If it’s Monday, it must be time for another dose of free streaming action to start off the week. With the summer in full swing (as anyone in NYC can attest, if they haven’t melted into a puddle yet), the steady stream of album releases in the earlier part of the year has started to wind down a bit, but there’s still plenty of quality to be had, from desolate country balladry to weird German mystical remixes. Read on after the jump.
Joss Stone – LP1
UK singer Joss Stone was in the news for pretty scary reasons recently — two men were arrested outside her house earlier this month after apparently hatching a plot to kidnap and murder her. Happily, there’s also good news to report — she has a new album out tomorrow, and it’s streaming in full via Paste’s website right now. We haven’t always been fans of Stone’s work in the past, but there’s no denying that she possesses a fantastic voice, and it’s used to good effect on LP1. Although the album hasn’t exactly had rave reviews, it’s not terrible, and if you’re a fan of throaty neo-soul, it’s probably worth at least having a listen. You can do so here if you’re so inclined.
Pnau — Soft Universe
Australian electronic duo (and friends of Elton John) Pnau have a new album due out this week, and it’s streaming in full via Australian website The Vine. The album’s a definite left turn for the duo — they’re best known at home and abroad for the slap-happy club hit “Wild Strawberries,” but such sounds have been largely replaced on Soft Universe by a more reflective and downbeat mood. The sounds remain fairly banging, but the lyrics catalog heartbreak and alienation. If you’re interested, have a listen here.

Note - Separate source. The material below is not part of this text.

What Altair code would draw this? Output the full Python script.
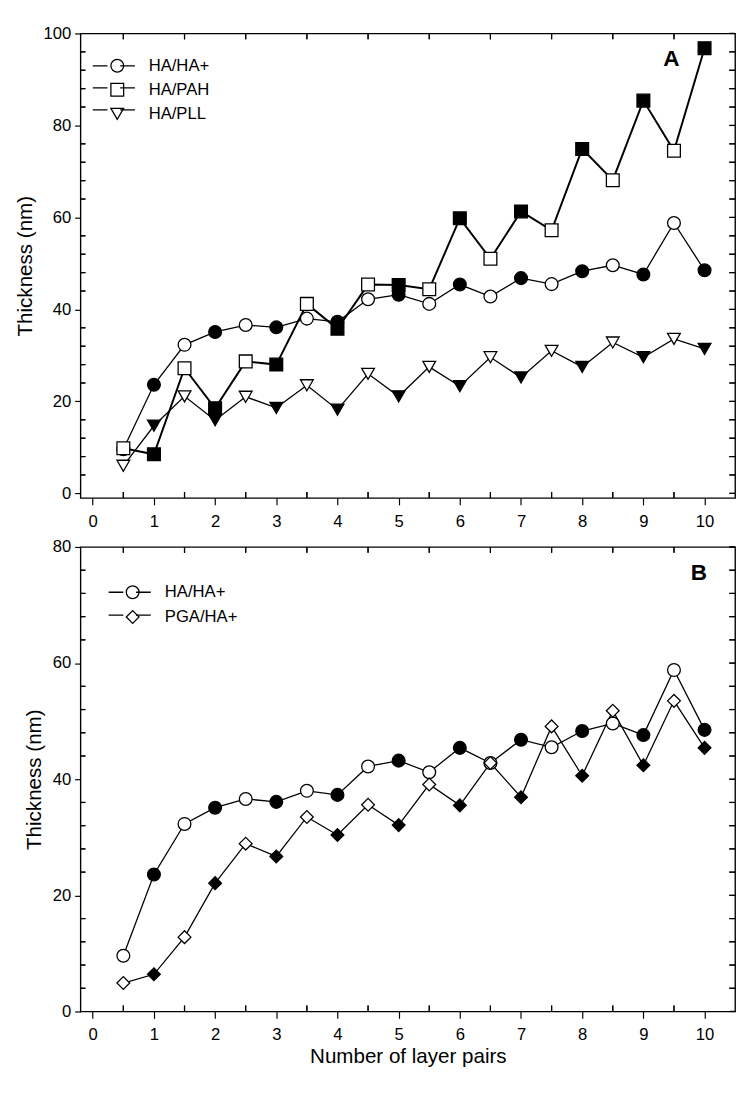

Richard Bucker — Our Blood
NPR describe Richard Buckner as “a rising outlaw-country sleeper in the tradition of Townes Van Zandt.” Any comparisons to the man who in our humble opinion wrote some of the greatest country songs ever are high praise indeed, but Buckner’s fourth album Our Blood certainly goes some way toward justifying them. His voice is smoother and more polished than Van Zandt’s ever was, but it still manages to convey weariness and melancholy throughout. Our Blood is streaming at NPR — click here to listen.
Popul Vuh — Revisited and Reinterpreted 1970-1999
Popol Vuh are a name that’ll be familiar to anyone with a passing interest in the crazy psychedelic sounds that came out of Germany during the 1970s. The band formed in Munich in 1970 and made a couple of albums of pretty amazing avant garde proto-electronica before main man Florian Fricke abandoned psychedelia for strange, mystical devotional songs. Fricke died in 1999, and the group disbanded, but there’s a new double LP out next week of various remixes and reinterpretations of their music called Revisited and Reinterpreted 1970-1999 — it’s streaming in full at AOL, and makes for fascinating listening. You can hear it here.
Underworld — Diamond Jigsaw
And finally, also at AOL, there’s a new Underworld release streaming in its entirety — sadly for fans, it’s not a whole new album, but still, it makes for interesting enough listening. Diamond Jigsaw is billed as a remix EP, but it’s really just what would in the past have been called, y’know, a “single” — it’s the original track, which is a club-friendly thumper, and four remixes by various producers of note. The most interesting is by Moguai, the German producer who shouldn’t be mixed up with the Scottish post-rock crew of (almost) the same name. Underworld completists can listen to the remixes here.